>> Begin

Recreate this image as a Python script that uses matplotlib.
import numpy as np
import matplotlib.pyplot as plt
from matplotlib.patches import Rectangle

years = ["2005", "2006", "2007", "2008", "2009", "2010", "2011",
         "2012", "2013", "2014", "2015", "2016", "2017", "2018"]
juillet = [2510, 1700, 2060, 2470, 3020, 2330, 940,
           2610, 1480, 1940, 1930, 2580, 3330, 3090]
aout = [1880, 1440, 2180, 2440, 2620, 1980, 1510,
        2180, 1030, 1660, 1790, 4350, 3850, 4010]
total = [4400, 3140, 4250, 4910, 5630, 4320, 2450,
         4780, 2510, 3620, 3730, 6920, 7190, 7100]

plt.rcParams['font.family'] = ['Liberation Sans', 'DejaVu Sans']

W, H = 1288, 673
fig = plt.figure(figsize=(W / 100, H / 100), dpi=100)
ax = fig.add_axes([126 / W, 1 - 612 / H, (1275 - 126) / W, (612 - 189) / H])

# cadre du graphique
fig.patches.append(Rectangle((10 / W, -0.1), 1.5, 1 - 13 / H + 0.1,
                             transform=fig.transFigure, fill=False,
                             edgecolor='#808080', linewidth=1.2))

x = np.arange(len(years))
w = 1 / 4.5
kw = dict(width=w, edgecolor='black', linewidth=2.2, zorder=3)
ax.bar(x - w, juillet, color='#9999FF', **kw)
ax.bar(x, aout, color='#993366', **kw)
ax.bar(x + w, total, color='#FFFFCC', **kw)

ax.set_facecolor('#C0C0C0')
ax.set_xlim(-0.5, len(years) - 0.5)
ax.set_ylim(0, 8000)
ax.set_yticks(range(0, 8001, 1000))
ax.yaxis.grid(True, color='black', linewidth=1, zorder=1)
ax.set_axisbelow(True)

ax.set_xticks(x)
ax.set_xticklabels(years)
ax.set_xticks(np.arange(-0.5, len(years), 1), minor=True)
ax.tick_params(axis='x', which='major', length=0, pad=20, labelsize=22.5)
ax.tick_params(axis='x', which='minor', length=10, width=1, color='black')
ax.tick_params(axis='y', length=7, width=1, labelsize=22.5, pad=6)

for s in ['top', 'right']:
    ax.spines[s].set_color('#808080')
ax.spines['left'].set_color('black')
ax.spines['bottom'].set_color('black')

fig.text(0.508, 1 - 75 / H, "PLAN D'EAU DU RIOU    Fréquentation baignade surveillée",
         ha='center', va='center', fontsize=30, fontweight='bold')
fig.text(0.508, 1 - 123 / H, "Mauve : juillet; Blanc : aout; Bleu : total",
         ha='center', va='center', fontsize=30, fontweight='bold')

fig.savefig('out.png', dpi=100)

>> End

• _Task to carry out_: Type out the whole listing above again, exactly as it stands.

• _Response for this exercise_:
Recreate this image as a Python script that uses matplotlib.
import numpy as np
import matplotlib.pyplot as plt
from matplotlib.patches import Rectangle

years = ["2005", "2006", "2007", "2008", "2009", "2010", "2011",
         "2012", "2013", "2014", "2015", "2016", "2017", "2018"]
juillet = [2510, 1700, 2060, 2470, 3020, 2330, 940,
           2610, 1480, 1940, 1930, 2580, 3330, 3090]
aout = [1880, 1440, 2180, 2440, 2620, 1980, 1510,
        2180, 1030, 1660, 1790, 4350, 3850, 4010]
total = [4400, 3140, 4250, 4910, 5630, 4320, 2450,
         4780, 2510, 3620, 3730, 6920, 7190, 7100]

plt.rcParams['font.family'] = ['Liberation Sans', 'DejaVu Sans']

W, H = 1288, 673
fig = plt.figure(figsize=(W / 100, H / 100), dpi=100)
ax = fig.add_axes([126 / W, 1 - 612 / H, (1275 - 126) / W, (612 - 189) / H])

# cadre du graphique
fig.patches.append(Rectangle((10 / W, -0.1), 1.5, 1 - 13 / H + 0.1,
                             transform=fig.transFigure, fill=False,
                             edgecolor='#808080', linewidth=1.2))

x = np.arange(len(years))
w = 1 / 4.5
kw = dict(width=w, edgecolor='black', linewidth=2.2, zorder=3)
ax.bar(x - w, juillet, color='#9999FF', **kw)
ax.bar(x, aout, color='#993366', **kw)
ax.bar(x + w, total, color='#FFFFCC', **kw)

ax.set_facecolor('#C0C0C0')
ax.set_xlim(-0.5, len(years) - 0.5)
ax.set_ylim(0, 8000)
ax.set_yticks(range(0, 8001, 1000))
ax.yaxis.grid(True, color='black', linewidth=1, zorder=1)
ax.set_axisbelow(True)

ax.set_xticks(x)
ax.set_xticklabels(years)
ax.set_xticks(np.arange(-0.5, len(years), 1), minor=True)
ax.tick_params(axis='x', which='major', length=0, pad=20, labelsize=22.5)
ax.tick_params(axis='x', which='minor', length=10, width=1, color='black')
ax.tick_params(axis='y', length=7, width=1, labelsize=22.5, pad=6)

for s in ['top', 'right']:
    ax.spines[s].set_color('#808080')
ax.spines['left'].set_color('black')
ax.spines['bottom'].set_color('black')

fig.text(0.508, 1 - 75 / H, "PLAN D'EAU DU RIOU    Fréquentation baignade surveillée",
         ha='center', va='center', fontsize=30, fontweight='bold')
fig.text(0.508, 1 - 123 / H, "Mauve : juillet; Blanc : aout; Bleu : total",
         ha='center', va='center', fontsize=30, fontweight='bold')

fig.savefig('out.png', dpi=100)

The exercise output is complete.